Doctors on the Navajo Nation fear the human immunodeficiency virus (HIV) may become an epidemic on the reservation if education and prevention outreach efforts do not increase and prove effective.
Since 1999, new HIV cases on Navajo land have risen fivefold, and 47 Navajo residents were diagnosed with HIV in 2012, up 20 percent from 2011.
“I’m scared to death,” said Dr. Jonathan Iralu, an infectious disease physician based in Gallup, New Mexico, told The New York Times. “The numbers show there is a dangerous rise, and the time to act is now, before it’s too late.”
In the 1980s, AIDS took the remote Four Corners reservation by surprise. Men would walk in to clinics with a cough and die days later.
Early detection has increased. But the stigma still remains.
“They are afraid of rejection,” said Melvin Harrison, the executive director of the Navajo AIDS Network. Of the 65 people his group treats, the great majority keep their diagnosis a secret from family and friends, Harris said.
As a result, the disease continues to spread.
It was previously thought that Navajo residents were contracting HIV in outside towns, but now doctors suspect a worrisome trend: Navajo members are passing the infectious disease to one another.
“H.I.V. in Indian country is very different than the rest of the world,” Dr.
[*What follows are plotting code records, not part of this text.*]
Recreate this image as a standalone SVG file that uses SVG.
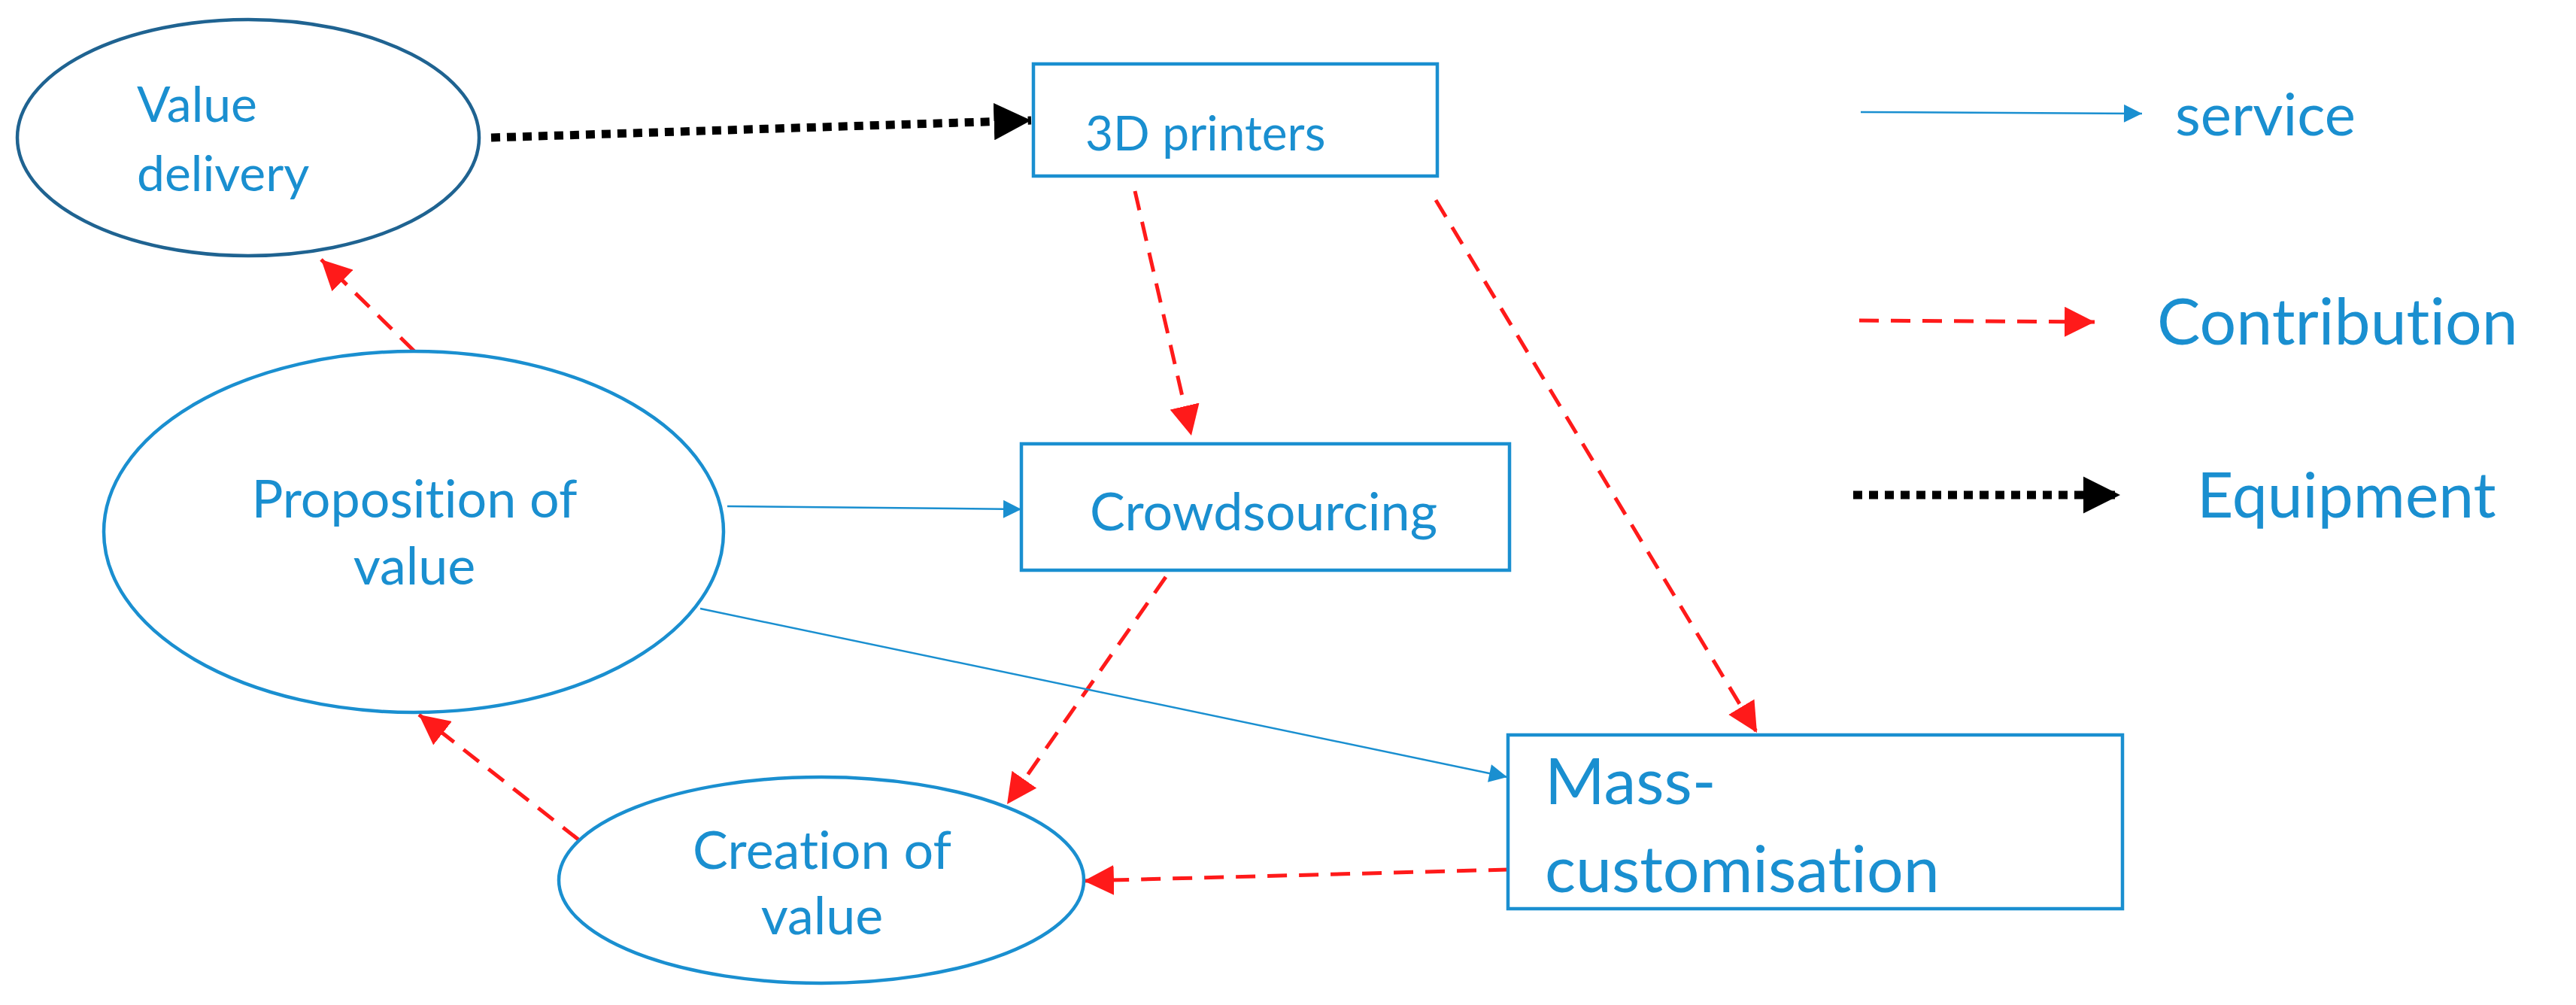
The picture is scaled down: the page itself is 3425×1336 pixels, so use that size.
<svg xmlns="http://www.w3.org/2000/svg" width="3425" height="1336" viewBox="0 0 3425 1336">
<style>
.n{fill:#fff;stroke:#1a8fd0;stroke-width:4.5}
.t{font-family:Lato,"Open Sans",sans-serif;fill:#1a8fd0;font-variant-ligatures:none}
.s{stroke:#1a8fd0;stroke-width:2.5;fill:none}
.c{stroke:#ff1a1a;stroke-width:5;stroke-dasharray:26 16;fill:none}
.e{stroke:#000;stroke-width:11;stroke-dasharray:12 9;fill:none}
</style>
<defs>
<marker id="ab" viewBox="0 0 10 10" refX="10" refY="5" markerWidth="30" markerHeight="24" markerUnits="userSpaceOnUse" orient="auto"><path d="M0,0L10,5L0,10z" fill="#1a8fd0"/></marker>
<marker id="ar" viewBox="0 0 10 10" refX="10" refY="5" markerWidth="8" markerHeight="8" orient="auto"><path d="M0,0L10,5L0,10z" fill="#ff1a1a"/></marker>
<marker id="ak" viewBox="0 0 10 10" refX="10" refY="5" markerWidth="4.5" markerHeight="4.5" orient="auto"><path d="M0,0L10,5L0,10z" fill="#000"/></marker>
</defs>
<rect width="3425" height="1336" fill="#fff"/>
<g id="connectors">
<path class="e" d="M653,183L1371,160" marker-end="url(#ak)"/>
<path class="c" d="M1509,254L1584,579" marker-end="url(#ar)"/>
<path class="c" d="M1909,266L2336,974" marker-end="url(#ar)"/>
<path class="c" d="M1550,767L1339,1069" marker-end="url(#ar)"/>
<path class="c" d="M551,467L427,345" marker-end="url(#ar)"/>
<path class="c" d="M769,1116L557,950" marker-end="url(#ar)"/>
<path class="c" d="M2005,1156L1441,1171" marker-end="url(#ar)"/>
<path class="s" d="M967,673L1358,677" marker-end="url(#ab)"/>
<path class="s" d="M931,809L2004,1033" marker-end="url(#ab)"/>
</g>
<g id="value-delivery"><ellipse class="n" style="stroke:#1f6391" cx="330" cy="183" rx="307" ry="157"/>
<text class="t" x="182" y="162" font-size="66">Value</text><text class="t" x="182" y="254" font-size="66">delivery</text></g>
<g id="printers"><rect class="n" x="1374" y="85" width="537" height="149"/>
<text class="t" x="1443" y="200" font-size="64">3D printers</text></g>
<g id="proposition"><ellipse class="n" cx="550" cy="707" rx="412" ry="240"/>
<text class="t" x="551" y="688" font-size="70" text-anchor="middle">Proposition of</text><text class="t" x="551" y="777" font-size="70" text-anchor="middle">value</text></g>
<g id="crowdsourcing"><rect class="n" x="1358" y="590" width="649" height="168"/>
<text class="t" x="1680" y="705" font-size="70" text-anchor="middle">Crowdsourcing</text></g>
<g id="creation"><ellipse class="n" cx="1092" cy="1170" rx="349" ry="137"/>
<text class="t" x="1093" y="1155" font-size="70" text-anchor="middle">Creation of</text><text class="t" x="1093" y="1242" font-size="70" text-anchor="middle">value</text></g>
<g id="mass"><rect class="n" x="2005" y="977" width="817" height="231"/>
<text class="t" x="2054" y="1069" font-size="86">Mass-</text><text class="t" x="2054" y="1186" font-size="86">customisation</text></g>
<g id="legend">
<path class="s" d="M2474,149L2848,151" marker-end="url(#ab)"/>
<text class="t" x="2892" y="180" font-size="78">service</text>
<path class="c" d="M2472,426L2785,428" marker-end="url(#ar)"/>
<text class="t" x="2868" y="458" font-size="86">Contribution</text>
<path class="e" d="M2464,658L2819,658" marker-end="url(#ak)"/>
<text class="t" x="2921" y="688" font-size="84">Equipment</text>
</g>
</svg>
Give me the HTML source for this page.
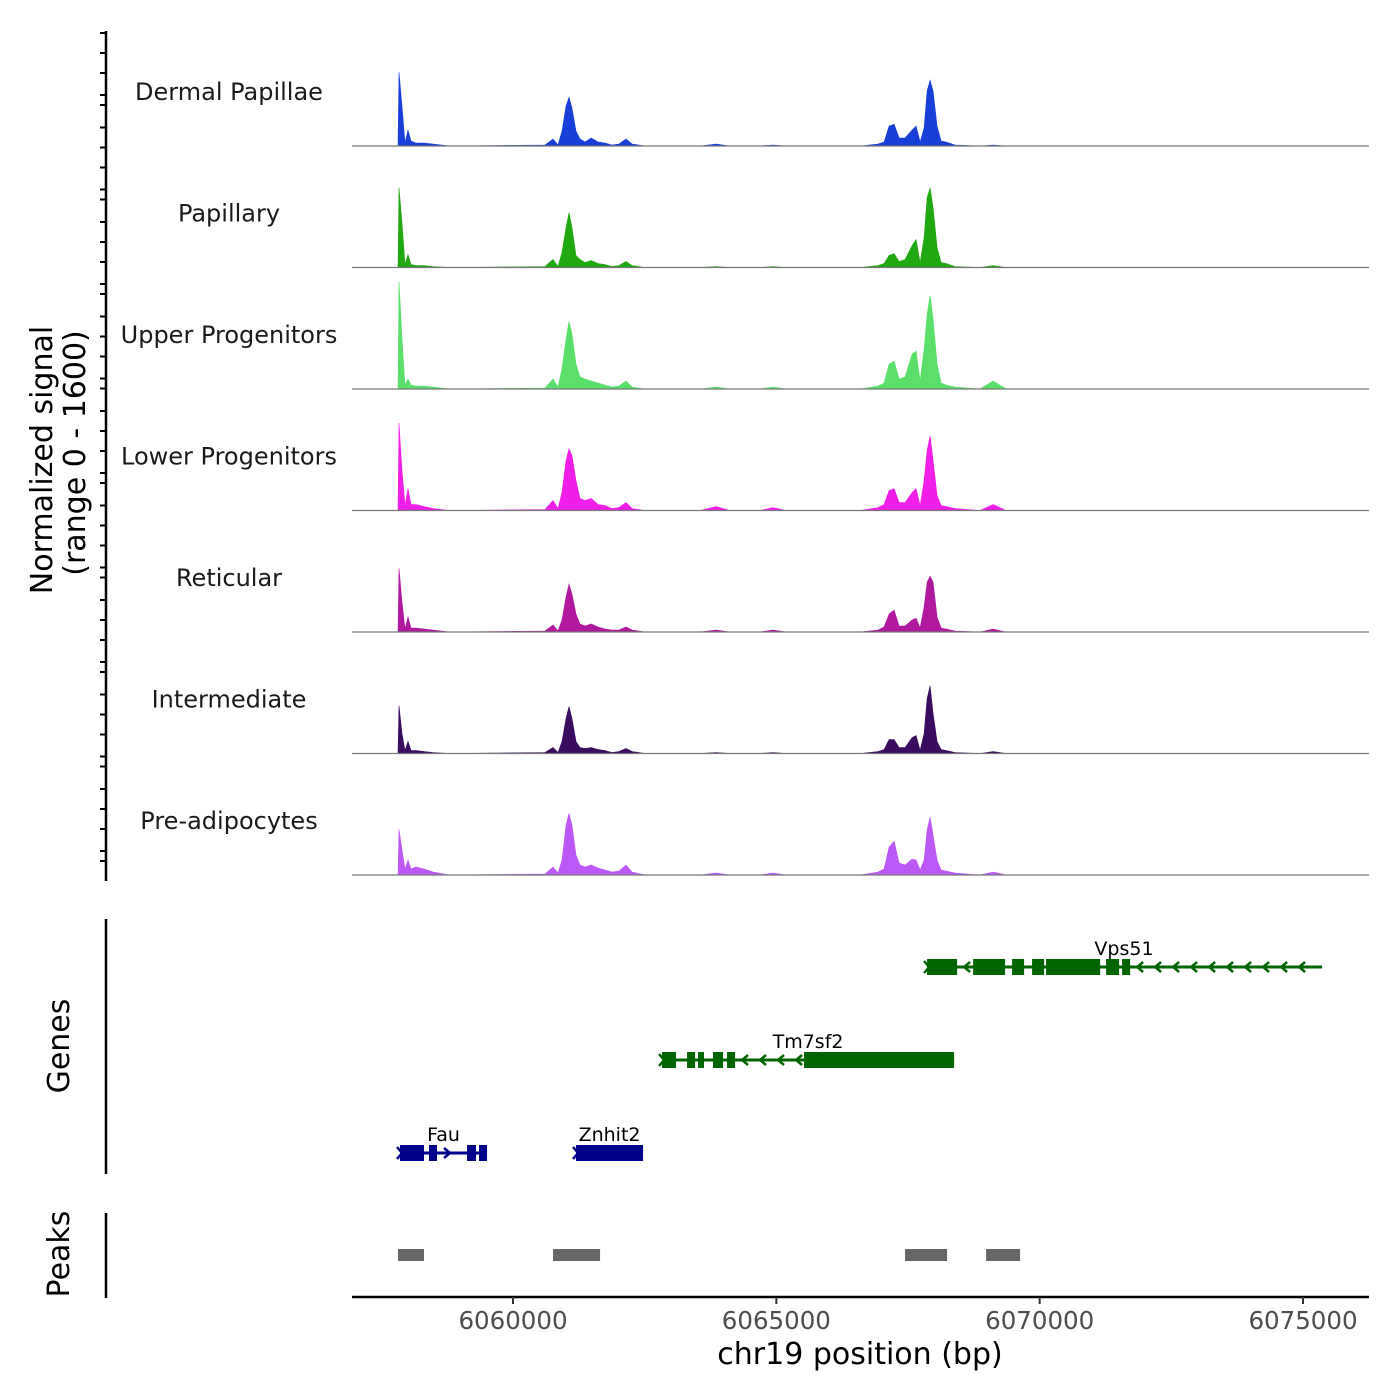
<!DOCTYPE html>
<html><head><meta charset="utf-8">
<style>
html,body{margin:0;padding:0;background:#fff;}
svg{display:block;font-family:"DejaVu Sans","Liberation Sans",sans-serif;}
</style></head>
<body>
<svg id="chart" width="1400" height="1400" viewBox="0 0 1400 1400" xmlns="http://www.w3.org/2000/svg">
<g id="tracks"></g>
<g id="genes"></g>
<g id="peaks"></g>
<g id="axes"></g>
<text transform="translate(52,460) rotate(-90)" text-anchor="middle" font-size="30" fill="#000">Normalized signal</text>
<text transform="translate(85,453) rotate(-90)" text-anchor="middle" font-size="30" fill="#000">(range 0 - 1600)</text>
<text transform="translate(69,1046) rotate(-90)" text-anchor="middle" font-size="30" fill="#000">Genes</text>
<text transform="translate(69,1254) rotate(-90)" text-anchor="middle" font-size="30" fill="#000">Peaks</text>
<text x="860" y="1364" text-anchor="middle" font-size="30" fill="#000">chr19 position (bp)</text>
</svg>
<script>
const positions = [6057817,6057836,6057892,6057949,6058006,6058063,6058158,6058310,6058481,6058804,6060608,6060760,6060855,6060931,6061007,6061064,6061121,6061197,6061273,6061368,6061482,6061615,6061747,6061880,6062013,6062146,6062260,6062507,6063552,6063855,6064121,6064691,6064938,6065185,6066590,6066932,6067046,6067141,6067236,6067331,6067444,6067577,6067653,6067729,6067805,6067862,6067919,6067976,6068052,6068128,6068223,6068394,6068869,6069116,6069362,6075325];
const trackNames = ["Dermal Papillae","Papillary","Upper Progenitors","Lower Progenitors","Reticular","Intermediate","Pre-adipocytes"];
const trackColors = ["#1840d8","#20a810","#5ae06a","#f01ee8","#b0189e","#3a0b5e","#bb58f6"];
const dermalPapillae = [0,74,40,3,16,5,3,3,2,0,1,7,1,15,40,49,38,15,7,4,8,4,3,1,2,7,2,0,0,2,0,0,1,0,0,2,4,20,22,8,8,16,20,4,18,55,66,55,20,5,4,1,0,1,0,0];
const papillary = [0,80,45,3,13,3,2,2,1,0,1,8,1,15,40,55,40,12,8,5,7,4,3,1,2,6,2,0,0,1,0,0,1,0,0,2,4,12,14,6,8,22,28,5,30,70,80,60,20,5,4,1,0,2,0,0];
const upperProgenitors = [0,108,50,4,10,4,3,3,2,0,1,10,2,20,50,68,55,25,12,10,8,6,4,2,3,8,2,0,0,2,0,0,2,0,0,3,6,25,28,10,12,35,38,8,40,75,94,70,25,6,4,2,0,8,0,0];
const lowerProgenitors = [0,88,40,5,22,6,6,4,2,0,1,10,2,18,50,62,55,30,12,10,12,6,5,2,3,8,2,0,0,4,0,0,3,0,0,3,6,20,22,8,8,18,22,5,30,60,75,50,15,5,4,2,0,6,0,0];
const reticular = [0,64,30,3,15,4,4,3,2,0,1,7,1,12,35,48,38,18,8,6,8,5,3,2,2,5,2,0,0,2,0,0,2,0,0,2,5,18,22,6,6,12,14,4,25,50,56,50,15,4,3,1,0,3,0,0];
const intermediate = [0,48,20,3,12,3,3,2,1,0,1,6,1,12,35,47,35,12,6,5,6,4,3,1,2,5,2,0,0,1,0,0,1,0,0,2,4,14,14,6,6,16,18,3,20,55,68,40,12,4,3,1,0,2,0,0];
const preAdipocytes = [0,46,25,6,15,6,8,6,3,0,1,8,2,15,50,62,50,20,10,8,10,7,5,3,4,10,3,0,0,2,0,0,2,0,0,3,6,28,34,12,10,16,15,5,15,45,58,40,15,5,4,2,0,3,0,0];
const xTicks = [6060000,6065000,6070000,6075000];
const xTickLabels = ["6060000","6065000","6070000","6075000"];
const geneNames = ["Vps51","Tm7sf2","Fau","Znhit2"];
const geneStrands = ["-","-","+","+"];
const geneStarts = [6067862,6062830,6057855,6061197];
const geneEnds = [6075363,6068375,6059507,6062469];
const geneExons = [
 [[6067862,6068432],[6068736,6069343],[6069476,6069704],[6069856,6070084],[6070122,6071148],[6071261,6071508],[6071565,6071717]],
 [[6062830,6063096],[6063305,6063457],[6063514,6063627],[6063798,6063988],[6064064,6064216],[6065526,6068375]],
 [[6057855,6058310],[6058405,6058557],[6059127,6059298],[6059355,6059507]],
 [[6061197,6062469]]
];
const peakStarts = [6057817,6060760,6067444,6068983];
const peakEnds = [6058310,6061653,6068242,6069628];

const NS="http://www.w3.org/2000/svg";
const X0=352,X1=1369,D0=6056943,D1=6076253;
const xs=v=>X0+(v-D0)/(D1-D0)*(X1-X0);
const yMax=122, trackH=121.5, base0=146;
function mk(tag,attrs,parent){const e=document.createElementNS(NS,tag);for(const k in attrs)e.setAttribute(k,attrs[k]);parent.appendChild(e);return e;}
const series=[dermalPapillae,papillary,upperProgenitors,lowerProgenitors,reticular,intermediate,preAdipocytes];
const gT=document.getElementById('tracks');
series.forEach((vals,i)=>{
  const b=base0+i*trackH;
  const ys=v=>b-v/yMax*trackH;
  let d=`M${xs(positions[0])},${b}`;
  vals.forEach((v,j)=>{d+=`L${xs(positions[j]).toFixed(1)},${ys(v).toFixed(1)}`;});
  d+=`L${xs(positions[positions.length-1])},${b}Z`;
  const p=mk('path',{d:d,fill:trackColors[i],stroke:trackColors[i],'stroke-width':0.6},gT);
  
  
  const l=mk('line',{x1:X0,x2:X1,y1:b,y2:b,stroke:'#777','stroke-width':1.2},gT);
  
  
  const t=mk('text',{x:229,y:b-46,'text-anchor':'middle','font-size':24,fill:'#1a1a1a'},gT);
  t.textContent=trackNames[i];
  
  
});
const gG=document.getElementById('genes');
const geneY=[967,1060,1153];
const rowOf=[0,1,2,2];
geneNames.forEach((n,i)=>{
  const y=geneY[rowOf[i]];
  const col=geneStrands[i]==='-'?'#006400':'#00008b';
  const g=mk('g',{},gG);
  
  
  mk('line',{x1:xs(geneStarts[i]),x2:xs(geneEnds[i]),y1:y,y2:y,stroke:col,'stroke-width':3},g);
  const ex=geneExons[i];
  for(let k=0;k<ex.length;k++){
    const a=xs(ex[k][1]), bnd=k+1<ex.length?xs(ex[k+1][0]):xs(geneEnds[i]);
    for(let x=a+10;x<bnd-4;x+=18){
      const dd=geneStrands[i]==='-'?`M${x+3},${y-5}L${x-3},${y}L${x+3},${y+5}`:`M${x-3},${y-5}L${x+3},${y}L${x-3},${y+5}`;
      mk('path',{d:dd,fill:'none',stroke:col,'stroke-width':2.5},g);
    }
  }
  ex.forEach(e=>{mk('rect',{x:xs(e[0]),y:y-8,width:Math.max(3,xs(e[1])-xs(e[0])),height:16,fill:col},g);});
  const sx=xs(geneStarts[i]);
  mk('path',{d:`M${sx-3},${y-6}L${sx+2},${y}L${sx-3},${y+6}`,fill:'none',stroke:col,'stroke-width':2.5},g);
  const t=mk('text',{x:(xs(geneStarts[i])+xs(geneEnds[i]))/2,y:y-12,'text-anchor':'middle','font-size':19,fill:'#000'},g);
  if(i===0)t.setAttribute('x',1124);
  t.textContent=n;
});
const gP=document.getElementById('peaks');
peakStarts.forEach((s,i)=>{
  const r=mk('rect',{x:xs(s),y:1249,width:xs(peakEnds[i])-xs(s),height:12,fill:'#666'},gP);
  
  
});
const gA=document.getElementById('axes');
mk('line',{x1:106,x2:106,y1:31,y2:881,stroke:'#000','stroke-width':2.5},gA);
const off=[0,20,40,62,72];
for(let p=0;p<10;p++)off.forEach(o=>{const y=33+p*94.5+o;if(y<=879)mk('line',{x1:100,x2:106,y1:y,y2:y,stroke:'#000','stroke-width':2},gA);});
mk('line',{x1:106,x2:106,y1:919,y2:1174,stroke:'#000','stroke-width':2.5},gA);
mk('line',{x1:106,x2:106,y1:1213,y2:1298,stroke:'#000','stroke-width':2.5},gA);
mk('line',{x1:352,x2:1369,y1:1297,y2:1297,stroke:'#000','stroke-width':2.5},gA);
xTicks.forEach((v,i)=>{
  const x=xs(v);
  mk('line',{x1:x,x2:x,y1:1297,y2:1304,stroke:'#333','stroke-width':2},gA);
  const t=mk('text',{x:x,y:1329,'text-anchor':'middle','font-size':24.5,fill:'#4d4d4d'},gA);
  t.textContent=xTickLabels[i];
  
  
});
</script>
</body></html>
Susan V. Karol, a member of the Tuscarora Indian Nation and Indian Health Service’s chief medical officer, told the Times. “Our communities are very small, and that can lead to people avoiding stigma, rather than getting the care they need.”
To reverse this trend and foster acceptance and open dialogue about HIV and AIDS, the tribe’s health department, the Navajo AIDS Network and Dr. Iralu’s clinic are all leading outreach efforts, running public service campaigns in Navajo, promoting awareness through social media, and distributing condoms.
“I’m afraid that if we wait too long,” Dr. Iralu said, “it could turn into a true epidemic.”